National Review prints Orson Scott Card on Big Love: Big Deal:
Most Mormons are seeing the Big Love temple episode in the context of the recent outpouring of hatred and bile from those who most vehemently opposed Proposition 8. Mormons have been targeted for business boycotts; some have lost their jobs because they contributed to the campaign to defend marriage.
The result is that few of us have any desire to act as the worst of our opponents have acted. After someone has boycotted a friend’s business, it makes it a bit harder for you to want to call for a boycott.
By and large, while we’d prefer that everybody handle differences of opinion peacefully, we’d rather be persecuted than be the persecutors.

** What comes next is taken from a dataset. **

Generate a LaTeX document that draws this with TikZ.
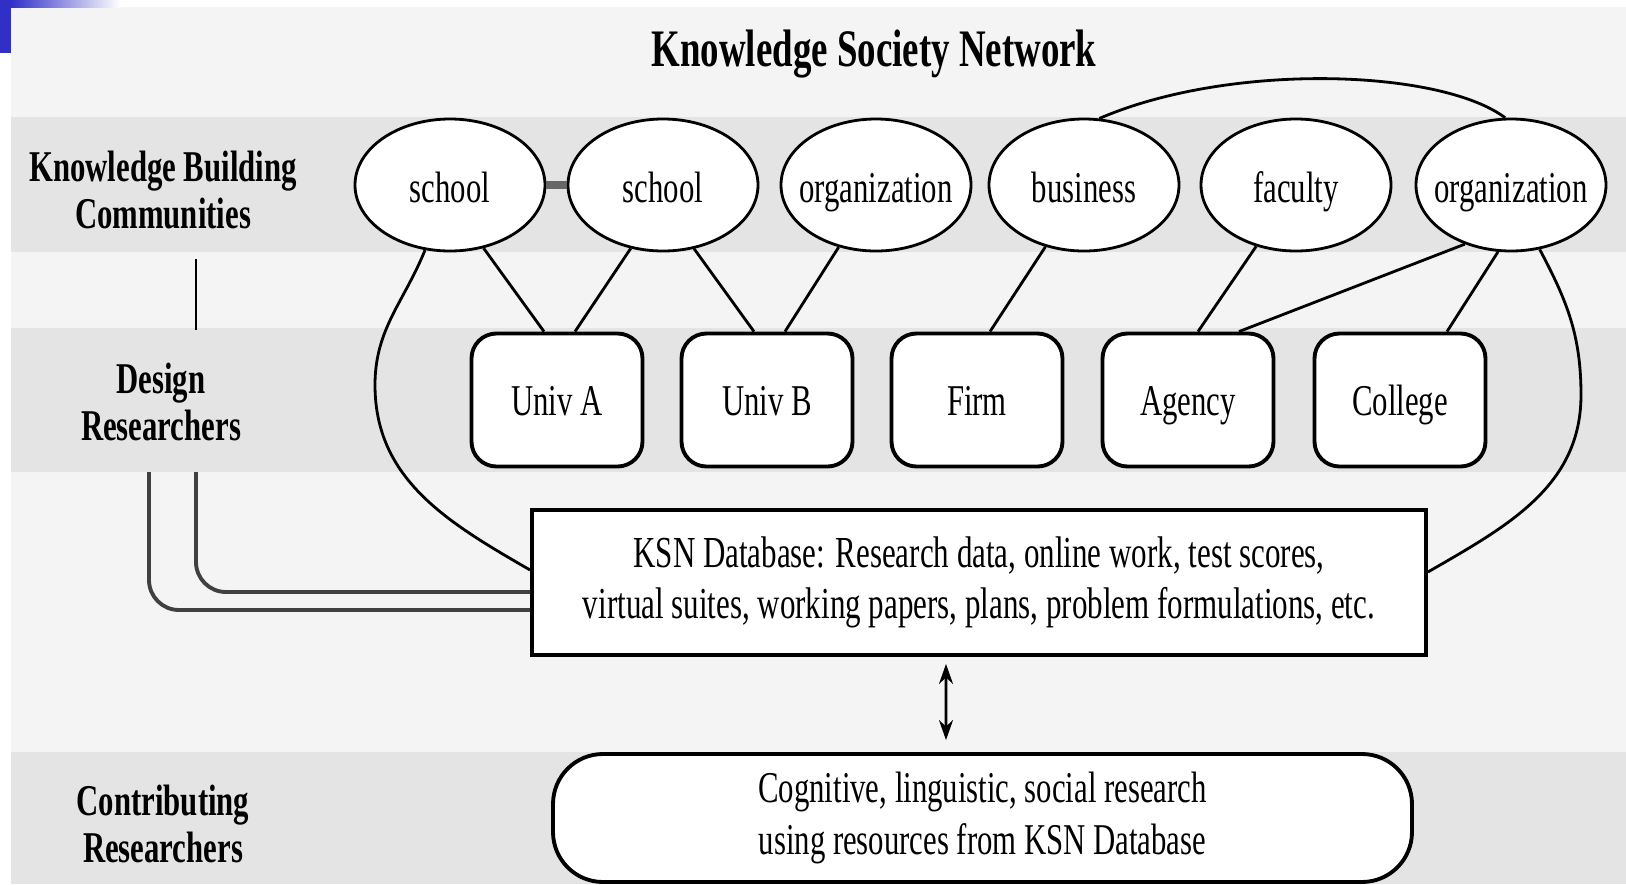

The few times in our history when we have departed from that principle, the results have shamed us for generations. Tolerance works better.
What Mormons keep foremost in mind is this: We’re a worldwide church. We might be going through a rough patch in America right now, as we butt heads with the oppressive New Puritans of the American Left, but that has nothing to do with how the Mormon Church is growing in Mexico, Brazil, Nigeria, or Taiwan.
Big Love is just an entertainment; nothing they do will diminish the sacredness of what goes on inside our temples . . .
The more they attack us, the more people they bring to us as allies and, occasionally, as converts to our faith. So rave on, brothers and sisters!